[Problem] Your answer should be a single number: the count of lines holding the word "React".

------ Data lines

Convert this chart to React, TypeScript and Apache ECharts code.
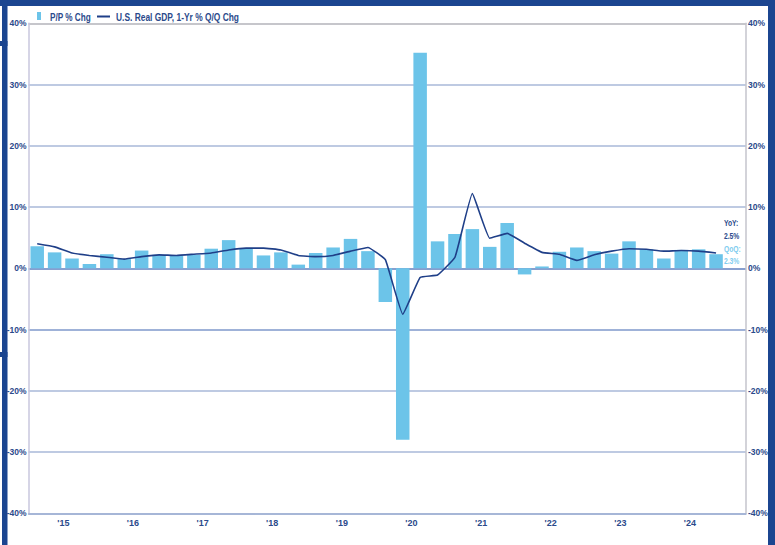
import React, { useEffect, useRef } from "react";
import * as echarts from "echarts";

const years = ["'15", "'16", "'17", "'18", "'19", "'20", "'21", "'22", "'23", "'24"];
const quarterNames = ["Q1", "Q2", "Q3", "Q4"];
const quarters: string[] = [];
for (let y = 2015; y <= 2024; y++) for (const q of quarterNames) quarters.push(`${q} ${y}`);

const qoqChg = [
  3.6, 2.6, 1.6, 0.7, 2.3, 1.5, 2.9, 2.2, 2.1, 2.2, 3.2, 4.6, 3.2, 2.1, 2.6, 0.6,
  2.5, 3.4, 4.8, 2.8, -5.5, -28.0, 35.2, 4.4, 5.6, 6.4, 3.5, 7.4, -1.0, 0.3, 2.7, 3.4,
  2.8, 2.4, 4.4, 3.1, 1.6, 3.0, 3.1, 2.3,
];
const yoyChg = [
  4.0, 3.5, 2.5, 2.1, 1.8, 1.5, 1.9, 2.2, 2.1, 2.3, 2.5, 3.0, 3.3, 3.3, 3.0, 2.1,
  1.9, 2.1, 2.8, 3.4, 1.4, -7.5, -1.5, -1.1, 1.8, 12.2, 4.9, 5.7, 4.1, 2.6, 2.3, 1.3,
  2.2, 2.8, 3.2, 3.1, 2.8, 2.9, 2.8, 2.5,
];
const yTicks = [-40, -30, -20, -10, 0, 10, 20, 30, 40];

const FONT = "'Liberation Sans Narrow', 'Arial Narrow', 'Liberation Sans', Arial, sans-serif";
const NAVY = "#2b4a8b";
const BAR = "#6cc4e9";
const LIGHT = "#7fcdef";
const LINE = "#1f3f88";
const FRAME = "#1b4590";

export default function App() {
  const ref = useRef<HTMLDivElement>(null);
  useEffect(() => {
    document.body.style.margin = "0";
    if (!ref.current) return;
    const chart = echarts.init(ref.current, undefined, { renderer: "svg" });
    const splitColors = yTicks.map((t) =>
      t === 40 ? "#b3b3ba" : t === 0 ? "#5f7fbf" : t === -10 ? "#7f98cb" : "#a9b8d9"
    );
    const lastYoY = yoyChg[yoyChg.length - 1];
    const lastQoQ = qoqChg[qoqChg.length - 1];
    const labelStyle = { color: NAVY, fontFamily: FONT, fontWeight: "bold" as const, fontSize: 8.5 };
    const barData = qoqChg.map((v, i) => ({ value: [i + 0.5, v], name: quarters[i] }));
    const lineData = yoyChg.map((v, i) => ({ value: [i + 0.5, v], name: quarters[i] }));
    const txt = (x: number, y: number, text: string, fill: string, size: number, sx: number) => ({
      type: "text",
      x,
      y,
      scaleX: sx,
      style: { text, fill, font: `bold ${size}px ${FONT}`, textVerticalAlign: "middle" },
      silent: true,
    });
    chart.setOption({
      animation: false,
      backgroundColor: "#ffffff",
      grid: { left: 28.5, right: 29, top: 23.3, bottom: 31.7, containLabel: false },
      xAxis: {
        type: "value",
        min: 0,
        max: 41.22,
        interval: 2,
        axisLine: { show: true, onZero: false, lineStyle: { color: "#9fb0d3", width: 1.5 } },
        axisTick: { show: false },
        splitLine: { show: false },
        axisLabel: {
          ...labelStyle,
          fontSize: 9,
          margin: 5,
          showMinLabel: true,
          showMaxLabel: true,
          formatter: (v: number) => (v % 4 === 2 && years[(v - 2) / 4] ? years[(v - 2) / 4] : ""),
        },
      },
      yAxis: [
        {
          type: "value",
          min: -40,
          max: 40,
          interval: 10,
          axisLine: { show: true, lineStyle: { color: "#c9c7de", width: 1.5 } },
          axisTick: { show: false },
          axisLabel: { ...labelStyle, margin: 2, formatter: "{value}%" },
          splitLine: { show: true, lineStyle: { color: splitColors, width: 1.5 } },
        },
        {
          type: "value",
          min: -40,
          max: 40,
          interval: 10,
          position: "right",
          axisLine: { show: true, lineStyle: { color: "#c4c4cc", width: 1.5 } },
          axisTick: { show: false },
          axisLabel: { ...labelStyle, margin: 2, formatter: "{value}%" },
          splitLine: { show: false },
        },
      ],
      series: [
        {
          name: "P/P % Chg",
          type: "bar",
          yAxisIndex: 0,
          data: barData,
          barWidth: 13.5,
          itemStyle: { color: BAR },
        },
        {
          name: "U.S. Real GDP, 1-Yr % Q/Q Chg",
          type: "line",
          yAxisIndex: 0,
          data: lineData,
          symbol: "none",
          smooth: 0.1,
          lineStyle: { color: LINE, width: 1.6 },
          z: 5,
        },
      ],
      graphic: [
        { type: "rect", shape: { x: 0, y: 0, width: 775, height: 6 }, style: { fill: FRAME }, silent: true },
        { type: "rect", shape: { x: 2, y: 0, width: 5.5, height: 545 }, style: { fill: FRAME }, silent: true },
        { type: "rect", shape: { x: 0, y: 41, width: 7.5, height: 5 }, style: { fill: FRAME }, silent: true },
        { type: "rect", shape: { x: 0, y: 352, width: 7.5, height: 5 }, style: { fill: FRAME }, silent: true },
        { type: "rect", shape: { x: 768, y: 0, width: 7, height: 545 }, style: { fill: FRAME }, silent: true },
        // legend
        { type: "rect", shape: { x: 37, y: 12, width: 4, height: 8 }, style: { fill: BAR }, silent: true },
        txt(50, 17, "P/P % Chg", NAVY, 10.5, 0.78),
        { type: "line", shape: { x1: 97, y1: 16.5, x2: 110, y2: 16.5 }, style: { stroke: LINE, lineWidth: 2 }, silent: true },
        txt(116, 17, "U.S. Real GDP, 1-Yr % Q/Q Chg", NAVY, 10.5, 0.8),
        // annotation
        txt(724, 223, "YoY:", NAVY, 9, 0.75),
        txt(724, 236, `${lastYoY.toFixed(1)}%`, NAVY, 9, 0.75),
        txt(724, 249, "QoQ:", LIGHT, 9, 0.75),
        txt(724, 261, `${lastQoQ.toFixed(1)}%`, LIGHT, 9, 0.75),
      ],
    });
    return () => chart.dispose();
  }, []);
  return <div ref={ref} style={{ width: 775, height: 545 }} />;
}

------------

[Answer] 2